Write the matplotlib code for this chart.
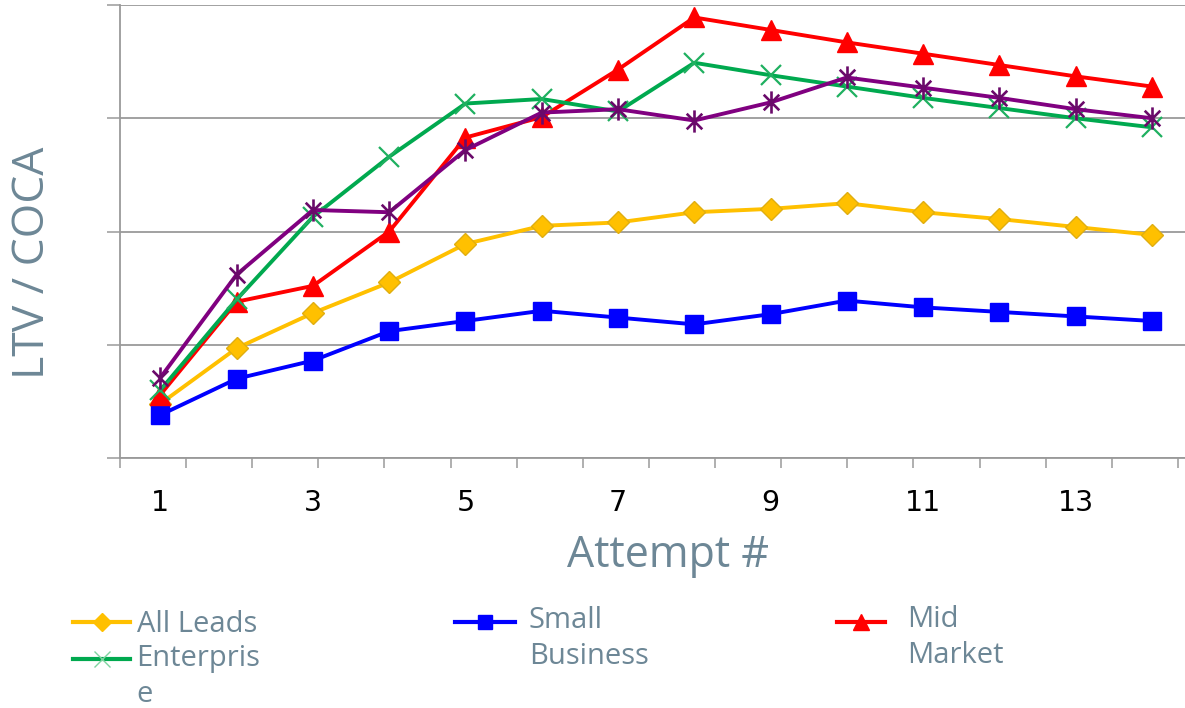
import numpy as np
import matplotlib
matplotlib.use("Agg")
import matplotlib.pyplot as plt
from matplotlib.lines import Line2D
from matplotlib.path import Path

# ---------------- data ----------------
attempts = list(range(1, 15))
all_leads = [0.48, 0.97, 1.28, 1.55, 1.89, 2.05, 2.08, 2.17, 2.20, 2.25, 2.17, 2.11, 2.04, 1.97]
small_business = [0.38, 0.70, 0.86, 1.12, 1.21, 1.30, 1.24, 1.18, 1.27, 1.39, 1.33, 1.29, 1.25, 1.21]
mid_market = [0.56, 1.38, 1.52, 2.00, 2.83, 3.01, 3.43, 3.89, 3.78, 3.67, 3.57, 3.47, 3.37, 3.28]
enterprise = [0.60, 1.40, 2.13, 2.66, 3.13, 3.17, 3.06, 3.49, 3.38, 3.28, 3.18, 3.09, 3.00, 2.92]
other = [0.71, 1.62, 2.19, 2.17, 2.72, 3.05, 3.08, 2.98, 3.14, 3.36, 3.27, 3.18, 3.08, 3.00]
xtick_labels = ["1", "3", "5", "7", "9", "11", "13"]
legend_labels = ["All Leads", "Enterpris\ne", "Small\nBusiness", "Mid\nMarket"]

# ---------------- style ----------------
W, H = 1185, 708
fig = plt.figure(figsize=(W / 100, H / 100), dpi=100)

def fx(px):
    return px / W

def fy(py):
    return 1 - py / H

ax = fig.add_axes([fx(120), fy(458), fx(1190) - fx(120), fy(5) - fy(458)])
ax.set_xlim(0.5, 14.5)
ax.set_ylim(0, 4)

grey = "#9a9a9a"
txt_col = "#6d8796"

ax.set_yticks([0, 1, 2, 3, 4])
ax.set_yticklabels([])
ax.yaxis.grid(True, color=grey, linewidth=1.3)
ax.tick_params(axis="y", direction="out", length=9.5, width=1.1, color=grey)
for s in ["top", "right"]:
    ax.spines[s].set_visible(False)
for s in ["left", "bottom"]:
    ax.spines[s].set_color(grey)
    ax.spines[s].set_linewidth(1.3)

ax.set_xticks([int(t) for t in xtick_labels])
ax.set_xticklabels(xtick_labels, fontsize=20.5, family="DejaVu Sans", color="black")
ax.tick_params(axis="x", which="major", length=0, pad=22)
ax.set_xticks(0.47 + np.arange(17) * 0.867, minor=True)
ax.tick_params(axis="x", which="minor", direction="out", length=7.5, width=1.1, color=grey)

# asterisk marker (x plus vertical bar), like Excel's star
ast = Path([(-0.7, -0.7), (0.7, 0.7), (-0.7, 0.7), (0.7, -0.7), (0, -1), (0, 1)],
           [Path.MOVETO, Path.LINETO, Path.MOVETO, Path.LINETO, Path.MOVETO, Path.LINETO])

ax.plot(attempts, all_leads, color="#ffc000", lw=2.8, marker="D", ms=11,
        mec="#e0ae10", mfc="#ffc000", zorder=3)
ax.plot(attempts, small_business, color="#0000ff", lw=2.8, marker="s", ms=13,
        mfc="#0000ff", mec="#0000ff", zorder=3)
ax.plot(attempts, mid_market, color="#ff0000", lw=2.8, marker="^", ms=15,
        mfc="#ff0000", mec="#ff0000", zorder=3)
ax.plot(attempts, enterprise, color="#00a94f", lw=2.8, marker="x", ms=14,
        mew=1.6, mec="#1fb060", zorder=3)
ax.plot(attempts, other, color="#800080", lw=2.8, marker=ast, ms=16,
        mew=1.9, mec="#6a0a6a", zorder=4)

# axis titles
fig.text(fx(668), fy(567), "Attempt #", family="Open Sans", fontsize=31,
         color=txt_col, ha="center", va="baseline")
fig.text(fx(33), fy(263), "LTV / COCA", family="Open Sans", fontsize=32,
         color=txt_col, ha="center", va="center", rotation=90)

# legend (manual, matching the wrapped layout)
leg_specs = [
    # (handle x0, x1, y, text x, first baseline, color, marker, ms, kwargs)
    (73, 130, 622, 137, 632, "#ffc000", "D", 9, dict(mfc="#ffc000", mec="#ffc000")),
    (73, 130, 659, 136, 666, "#00a94f", "x", 11, dict(mec="#7fd3a0", mew=1.0)),
    (455, 515, 622, 529, 628, "#0000ff", "s", 10, dict(mfc="#0000ff", mec="#0000ff")),
    (837, 885, 622, 907, 627, "#ff0000", "^", 11, dict(mfc="#ff0000", mec="#ff0000")),
]
for (x0, x1, y, tx, tb, c, m, ms, kw), lab in zip(leg_specs, legend_labels):
    fig.add_artist(Line2D([fx(x0), fx(x1)], [fy(y), fy(y)], color=c, lw=3,
                          transform=fig.transFigure))
    fig.add_artist(Line2D([fx((x0 + x1) / 2)], [fy(y)], color=c, marker=m, ms=ms,
                          ls="none", transform=fig.transFigure, **kw))
    for i, line in enumerate(lab.split("\n")):
        fig.text(fx(tx), fy(tb + 36 * i), line, family="Open Sans", fontsize=21,
                 color=txt_col, ha="left", va="baseline")

fig.savefig("out.png", dpi=100)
◇ ◇ ◇ ◇ ◇ ◇ ◇
• _Aim_
Omit pictures; set down the rest of the material word for word.

• _Output of the task_
Write the matplotlib code for this chart.
import numpy as np
import matplotlib
matplotlib.use("Agg")
import matplotlib.pyplot as plt
from matplotlib.lines import Line2D
from matplotlib.path import Path

# ---------------- data ----------------
attempts = list(range(1, 15))
all_leads = [0.48, 0.97, 1.28, 1.55, 1.89, 2.05, 2.08, 2.17, 2.20, 2.25, 2.17, 2.11, 2.04, 1.97]
small_business = [0.38, 0.70, 0.86, 1.12, 1.21, 1.30, 1.24, 1.18, 1.27, 1.39, 1.33, 1.29, 1.25, 1.21]
mid_market = [0.56, 1.38, 1.52, 2.00, 2.83, 3.01, 3.43, 3.89, 3.78, 3.67, 3.57, 3.47, 3.37, 3.28]
enterprise = [0.60, 1.40, 2.13, 2.66, 3.13, 3.17, 3.06, 3.49, 3.38, 3.28, 3.18, 3.09, 3.00, 2.92]
other = [0.71, 1.62, 2.19, 2.17, 2.72, 3.05, 3.08, 2.98, 3.14, 3.36, 3.27, 3.18, 3.08, 3.00]
xtick_labels = ["1", "3", "5", "7", "9", "11", "13"]
legend_labels = ["All Leads", "Enterpris\ne", "Small\nBusiness", "Mid\nMarket"]

# ---------------- style ----------------
W, H = 1185, 708
fig = plt.figure(figsize=(W / 100, H / 100), dpi=100)

def fx(px):
    return px / W

def fy(py):
    return 1 - py / H

ax = fig.add_axes([fx(120), fy(458), fx(1190) - fx(120), fy(5) - fy(458)])
ax.set_xlim(0.5, 14.5)
ax.set_ylim(0, 4)

grey = "#9a9a9a"
txt_col = "#6d8796"

ax.set_yticks([0, 1, 2, 3, 4])
ax.set_yticklabels([])
ax.yaxis.grid(True, color=grey, linewidth=1.3)
ax.tick_params(axis="y", direction="out", length=9.5, width=1.1, color=grey)
for s in ["top", "right"]:
    ax.spines[s].set_visible(False)
for s in ["left", "bottom"]:
    ax.spines[s].set_color(grey)
    ax.spines[s].set_linewidth(1.3)

ax.set_xticks([int(t) for t in xtick_labels])
ax.set_xticklabels(xtick_labels, fontsize=20.5, family="DejaVu Sans", color="black")
ax.tick_params(axis="x", which="major", length=0, pad=22)
ax.set_xticks(0.47 + np.arange(17) * 0.867, minor=True)
ax.tick_params(axis="x", which="minor", direction="out", length=7.5, width=1.1, color=grey)

# asterisk marker (x plus vertical bar), like Excel's star
ast = Path([(-0.7, -0.7), (0.7, 0.7), (-0.7, 0.7), (0.7, -0.7), (0, -1), (0, 1)],
           [Path.MOVETO, Path.LINETO, Path.MOVETO, Path.LINETO, Path.MOVETO, Path.LINETO])

ax.plot(attempts, all_leads, color="#ffc000", lw=2.8, marker="D", ms=11,
        mec="#e0ae10", mfc="#ffc000", zorder=3)
ax.plot(attempts, small_business, color="#0000ff", lw=2.8, marker="s", ms=13,
        mfc="#0000ff", mec="#0000ff", zorder=3)
ax.plot(attempts, mid_market, color="#ff0000", lw=2.8, marker="^", ms=15,
        mfc="#ff0000", mec="#ff0000", zorder=3)
ax.plot(attempts, enterprise, color="#00a94f", lw=2.8, marker="x", ms=14,
        mew=1.6, mec="#1fb060", zorder=3)
ax.plot(attempts, other, color="#800080", lw=2.8, marker=ast, ms=16,
        mew=1.9, mec="#6a0a6a", zorder=4)

# axis titles
fig.text(fx(668), fy(567), "Attempt #", family="Open Sans", fontsize=31,
         color=txt_col, ha="center", va="baseline")
fig.text(fx(33), fy(263), "LTV / COCA", family="Open Sans", fontsize=32,
         color=txt_col, ha="center", va="center", rotation=90)

# legend (manual, matching the wrapped layout)
leg_specs = [
    # (handle x0, x1, y, text x, first baseline, color, marker, ms, kwargs)
    (73, 130, 622, 137, 632, "#ffc000", "D", 9, dict(mfc="#ffc000", mec="#ffc000")),
    (73, 130, 659, 136, 666, "#00a94f", "x", 11, dict(mec="#7fd3a0", mew=1.0)),
    (455, 515, 622, 529, 628, "#0000ff", "s", 10, dict(mfc="#0000ff", mec="#0000ff")),
    (837, 885, 622, 907, 627, "#ff0000", "^", 11, dict(mfc="#ff0000", mec="#ff0000")),
]
for (x0, x1, y, tx, tb, c, m, ms, kw), lab in zip(leg_specs, legend_labels):
    fig.add_artist(Line2D([fx(x0), fx(x1)], [fy(y), fy(y)], color=c, lw=3,
                          transform=fig.transFigure))
    fig.add_artist(Line2D([fx((x0 + x1) / 2)], [fy(y)], color=c, marker=m, ms=ms,
                          ls="none", transform=fig.transFigure, **kw))
    for i, line in enumerate(lab.split("\n")):
        fig.text(fx(tx), fy(tb + 36 * i), line, family="Open Sans", fontsize=21,
                 color=txt_col, ha="left", va="baseline")

fig.savefig("out.png", dpi=100)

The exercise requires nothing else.